* What you need to do:
Leave the pictures out. Return all other data exactly.

* Given material:

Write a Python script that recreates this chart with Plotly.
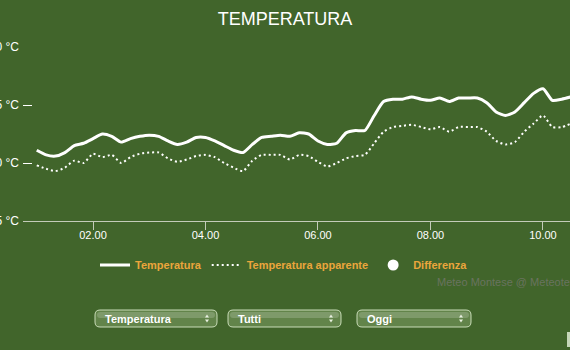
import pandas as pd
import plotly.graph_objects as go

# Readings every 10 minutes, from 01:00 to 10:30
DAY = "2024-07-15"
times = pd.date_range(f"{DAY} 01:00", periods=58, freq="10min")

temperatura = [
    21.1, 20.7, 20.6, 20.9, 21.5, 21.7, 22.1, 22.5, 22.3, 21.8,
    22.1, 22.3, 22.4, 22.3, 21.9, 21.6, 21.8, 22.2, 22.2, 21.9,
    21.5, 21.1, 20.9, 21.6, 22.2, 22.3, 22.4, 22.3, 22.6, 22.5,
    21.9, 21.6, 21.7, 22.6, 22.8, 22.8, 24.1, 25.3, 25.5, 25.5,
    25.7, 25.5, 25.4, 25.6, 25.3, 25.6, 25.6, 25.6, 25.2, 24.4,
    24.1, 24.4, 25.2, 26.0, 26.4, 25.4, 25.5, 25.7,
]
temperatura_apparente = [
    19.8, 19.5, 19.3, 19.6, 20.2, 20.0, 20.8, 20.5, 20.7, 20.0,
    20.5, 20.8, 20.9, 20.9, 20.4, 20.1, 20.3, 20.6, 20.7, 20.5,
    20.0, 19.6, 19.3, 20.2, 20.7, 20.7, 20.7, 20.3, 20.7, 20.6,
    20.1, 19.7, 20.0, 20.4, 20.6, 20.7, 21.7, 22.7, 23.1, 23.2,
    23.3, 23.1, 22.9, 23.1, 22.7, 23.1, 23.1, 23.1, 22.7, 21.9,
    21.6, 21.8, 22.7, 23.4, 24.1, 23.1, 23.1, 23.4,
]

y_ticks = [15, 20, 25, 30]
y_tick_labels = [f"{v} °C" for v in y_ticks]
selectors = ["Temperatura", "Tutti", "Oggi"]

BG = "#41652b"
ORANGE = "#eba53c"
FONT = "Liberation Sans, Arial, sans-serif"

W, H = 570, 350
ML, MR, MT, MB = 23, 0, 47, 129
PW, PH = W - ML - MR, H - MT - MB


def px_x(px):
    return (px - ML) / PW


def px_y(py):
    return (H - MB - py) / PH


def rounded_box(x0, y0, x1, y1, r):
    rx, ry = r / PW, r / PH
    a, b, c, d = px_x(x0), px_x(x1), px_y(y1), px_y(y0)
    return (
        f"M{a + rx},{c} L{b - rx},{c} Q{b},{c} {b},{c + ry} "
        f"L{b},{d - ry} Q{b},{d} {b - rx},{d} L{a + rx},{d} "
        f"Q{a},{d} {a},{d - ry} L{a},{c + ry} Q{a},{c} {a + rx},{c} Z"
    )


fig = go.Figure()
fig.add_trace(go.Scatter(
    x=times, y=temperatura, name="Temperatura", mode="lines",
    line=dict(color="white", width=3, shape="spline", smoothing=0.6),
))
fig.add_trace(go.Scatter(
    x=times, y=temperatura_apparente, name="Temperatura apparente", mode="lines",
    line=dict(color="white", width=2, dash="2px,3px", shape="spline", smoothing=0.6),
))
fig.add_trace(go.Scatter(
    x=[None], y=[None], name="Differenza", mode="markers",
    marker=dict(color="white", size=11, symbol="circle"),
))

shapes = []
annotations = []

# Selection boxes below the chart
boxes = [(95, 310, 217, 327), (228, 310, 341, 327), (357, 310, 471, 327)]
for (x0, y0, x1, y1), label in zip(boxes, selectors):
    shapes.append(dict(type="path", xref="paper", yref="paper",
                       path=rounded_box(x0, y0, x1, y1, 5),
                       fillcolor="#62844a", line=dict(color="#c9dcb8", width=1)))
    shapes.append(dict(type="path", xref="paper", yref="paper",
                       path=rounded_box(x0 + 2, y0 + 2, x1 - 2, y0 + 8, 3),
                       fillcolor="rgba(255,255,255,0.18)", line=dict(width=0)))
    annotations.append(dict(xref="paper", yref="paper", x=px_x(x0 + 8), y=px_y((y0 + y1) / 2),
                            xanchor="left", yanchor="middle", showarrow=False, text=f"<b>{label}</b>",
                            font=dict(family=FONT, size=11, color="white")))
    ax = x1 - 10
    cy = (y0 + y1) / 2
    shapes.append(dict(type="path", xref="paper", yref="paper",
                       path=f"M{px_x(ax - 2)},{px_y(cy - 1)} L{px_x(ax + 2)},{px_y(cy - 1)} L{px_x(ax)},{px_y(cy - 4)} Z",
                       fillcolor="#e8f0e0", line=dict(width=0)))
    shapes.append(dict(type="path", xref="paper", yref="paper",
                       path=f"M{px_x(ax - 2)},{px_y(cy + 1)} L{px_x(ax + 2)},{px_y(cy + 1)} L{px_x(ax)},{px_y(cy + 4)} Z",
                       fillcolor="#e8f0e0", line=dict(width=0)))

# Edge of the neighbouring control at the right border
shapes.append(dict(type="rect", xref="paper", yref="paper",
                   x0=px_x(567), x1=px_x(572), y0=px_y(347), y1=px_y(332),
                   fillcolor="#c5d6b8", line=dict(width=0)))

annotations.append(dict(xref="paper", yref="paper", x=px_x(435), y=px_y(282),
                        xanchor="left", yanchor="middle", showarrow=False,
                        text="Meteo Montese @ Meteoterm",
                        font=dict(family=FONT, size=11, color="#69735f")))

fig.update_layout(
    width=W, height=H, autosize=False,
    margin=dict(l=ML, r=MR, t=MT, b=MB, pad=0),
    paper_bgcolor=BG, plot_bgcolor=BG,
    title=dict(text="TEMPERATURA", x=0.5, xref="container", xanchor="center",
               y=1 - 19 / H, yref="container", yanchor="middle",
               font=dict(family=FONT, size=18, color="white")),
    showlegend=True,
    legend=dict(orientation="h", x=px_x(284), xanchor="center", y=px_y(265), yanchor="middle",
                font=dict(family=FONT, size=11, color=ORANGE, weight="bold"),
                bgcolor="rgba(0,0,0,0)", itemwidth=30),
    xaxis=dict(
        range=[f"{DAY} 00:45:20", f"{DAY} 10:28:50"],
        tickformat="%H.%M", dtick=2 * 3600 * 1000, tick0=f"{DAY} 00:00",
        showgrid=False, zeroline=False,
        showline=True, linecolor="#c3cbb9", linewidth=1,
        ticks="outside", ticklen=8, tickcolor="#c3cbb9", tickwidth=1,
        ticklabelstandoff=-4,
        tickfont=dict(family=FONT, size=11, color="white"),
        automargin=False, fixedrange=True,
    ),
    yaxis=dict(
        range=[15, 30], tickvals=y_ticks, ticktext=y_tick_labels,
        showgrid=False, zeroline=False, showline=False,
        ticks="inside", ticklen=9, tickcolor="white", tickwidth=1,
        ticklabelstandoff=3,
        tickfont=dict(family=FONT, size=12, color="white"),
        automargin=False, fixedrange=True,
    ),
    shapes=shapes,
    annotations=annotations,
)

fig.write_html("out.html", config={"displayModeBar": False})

* Finished task:
Write a Python script that recreates this chart with Plotly.
import pandas as pd
import plotly.graph_objects as go

# Readings every 10 minutes, from 01:00 to 10:30
DAY = "2024-07-15"
times = pd.date_range(f"{DAY} 01:00", periods=58, freq="10min")

temperatura = [
    21.1, 20.7, 20.6, 20.9, 21.5, 21.7, 22.1, 22.5, 22.3, 21.8,
    22.1, 22.3, 22.4, 22.3, 21.9, 21.6, 21.8, 22.2, 22.2, 21.9,
    21.5, 21.1, 20.9, 21.6, 22.2, 22.3, 22.4, 22.3, 22.6, 22.5,
    21.9, 21.6, 21.7, 22.6, 22.8, 22.8, 24.1, 25.3, 25.5, 25.5,
    25.7, 25.5, 25.4, 25.6, 25.3, 25.6, 25.6, 25.6, 25.2, 24.4,
    24.1, 24.4, 25.2, 26.0, 26.4, 25.4, 25.5, 25.7,
]
temperatura_apparente = [
    19.8, 19.5, 19.3, 19.6, 20.2, 20.0, 20.8, 20.5, 20.7, 20.0,
    20.5, 20.8, 20.9, 20.9, 20.4, 20.1, 20.3, 20.6, 20.7, 20.5,
    20.0, 19.6, 19.3, 20.2, 20.7, 20.7, 20.7, 20.3, 20.7, 20.6,
    20.1, 19.7, 20.0, 20.4, 20.6, 20.7, 21.7, 22.7, 23.1, 23.2,
    23.3, 23.1, 22.9, 23.1, 22.7, 23.1, 23.1, 23.1, 22.7, 21.9,
    21.6, 21.8, 22.7, 23.4, 24.1, 23.1, 23.1, 23.4,
]

y_ticks = [15, 20, 25, 30]
y_tick_labels = [f"{v} °C" for v in y_ticks]
selectors = ["Temperatura", "Tutti", "Oggi"]

BG = "#41652b"
ORANGE = "#eba53c"
FONT = "Liberation Sans, Arial, sans-serif"

W, H = 570, 350
ML, MR, MT, MB = 23, 0, 47, 129
PW, PH = W - ML - MR, H - MT - MB


def px_x(px):
    return (px - ML) / PW


def px_y(py):
    return (H - MB - py) / PH


def rounded_box(x0, y0, x1, y1, r):
    rx, ry = r / PW, r / PH
    a, b, c, d = px_x(x0), px_x(x1), px_y(y1), px_y(y0)
    return (
        f"M{a + rx},{c} L{b - rx},{c} Q{b},{c} {b},{c + ry} "
        f"L{b},{d - ry} Q{b},{d} {b - rx},{d} L{a + rx},{d} "
        f"Q{a},{d} {a},{d - ry} L{a},{c + ry} Q{a},{c} {a + rx},{c} Z"
    )


fig = go.Figure()
fig.add_trace(go.Scatter(
    x=times, y=temperatura, name="Temperatura", mode="lines",
    line=dict(color="white", width=3, shape="spline", smoothing=0.6),
))
fig.add_trace(go.Scatter(
    x=times, y=temperatura_apparente, name="Temperatura apparente", mode="lines",
    line=dict(color="white", width=2, dash="2px,3px", shape="spline", smoothing=0.6),
))
fig.add_trace(go.Scatter(
    x=[None], y=[None], name="Differenza", mode="markers",
    marker=dict(color="white", size=11, symbol="circle"),
))

shapes = []
annotations = []

# Selection boxes below the chart
boxes = [(95, 310, 217, 327), (228, 310, 341, 327), (357, 310, 471, 327)]
for (x0, y0, x1, y1), label in zip(boxes, selectors):
    shapes.append(dict(type="path", xref="paper", yref="paper",
                       path=rounded_box(x0, y0, x1, y1, 5),
                       fillcolor="#62844a", line=dict(color="#c9dcb8", width=1)))
    shapes.append(dict(type="path", xref="paper", yref="paper",
                       path=rounded_box(x0 + 2, y0 + 2, x1 - 2, y0 + 8, 3),
                       fillcolor="rgba(255,255,255,0.18)", line=dict(width=0)))
    annotations.append(dict(xref="paper", yref="paper", x=px_x(x0 + 8), y=px_y((y0 + y1) / 2),
                            xanchor="left", yanchor="middle", showarrow=False, text=f"<b>{label}</b>",
                            font=dict(family=FONT, size=11, color="white")))
    ax = x1 - 10
    cy = (y0 + y1) / 2
    shapes.append(dict(type="path", xref="paper", yref="paper",
                       path=f"M{px_x(ax - 2)},{px_y(cy - 1)} L{px_x(ax + 2)},{px_y(cy - 1)} L{px_x(ax)},{px_y(cy - 4)} Z",
                       fillcolor="#e8f0e0", line=dict(width=0)))
    shapes.append(dict(type="path", xref="paper", yref="paper",
                       path=f"M{px_x(ax - 2)},{px_y(cy + 1)} L{px_x(ax + 2)},{px_y(cy + 1)} L{px_x(ax)},{px_y(cy + 4)} Z",
                       fillcolor="#e8f0e0", line=dict(width=0)))

# Edge of the neighbouring control at the right border
shapes.append(dict(type="rect", xref="paper", yref="paper",
                   x0=px_x(567), x1=px_x(572), y0=px_y(347), y1=px_y(332),
                   fillcolor="#c5d6b8", line=dict(width=0)))

annotations.append(dict(xref="paper", yref="paper", x=px_x(435), y=px_y(282),
                        xanchor="left", yanchor="middle", showarrow=False,
                        text="Meteo Montese @ Meteoterm",
                        font=dict(family=FONT, size=11, color="#69735f")))

fig.update_layout(
    width=W, height=H, autosize=False,
    margin=dict(l=ML, r=MR, t=MT, b=MB, pad=0),
    paper_bgcolor=BG, plot_bgcolor=BG,
    title=dict(text="TEMPERATURA", x=0.5, xref="container", xanchor="center",
               y=1 - 19 / H, yref="container", yanchor="middle",
               font=dict(family=FONT, size=18, color="white")),
    showlegend=True,
    legend=dict(orientation="h", x=px_x(284), xanchor="center", y=px_y(265), yanchor="middle",
                font=dict(family=FONT, size=11, color=ORANGE, weight="bold"),
                bgcolor="rgba(0,0,0,0)", itemwidth=30),
    xaxis=dict(
        range=[f"{DAY} 00:45:20", f"{DAY} 10:28:50"],
        tickformat="%H.%M", dtick=2 * 3600 * 1000, tick0=f"{DAY} 00:00",
        showgrid=False, zeroline=False,
        showline=True, linecolor="#c3cbb9", linewidth=1,
        ticks="outside", ticklen=8, tickcolor="#c3cbb9", tickwidth=1,
        ticklabelstandoff=-4,
        tickfont=dict(family=FONT, size=11, color="white"),
        automargin=False, fixedrange=True,
    ),
    yaxis=dict(
        range=[15, 30], tickvals=y_ticks, ticktext=y_tick_labels,
        showgrid=False, zeroline=False, showline=False,
        ticks="inside", ticklen=9, tickcolor="white", tickwidth=1,
        ticklabelstandoff=3,
        tickfont=dict(family=FONT, size=12, color="white"),
        automargin=False, fixedrange=True,
    ),
    shapes=shapes,
    annotations=annotations,
)

fig.write_html("out.html", config={"displayModeBar": False})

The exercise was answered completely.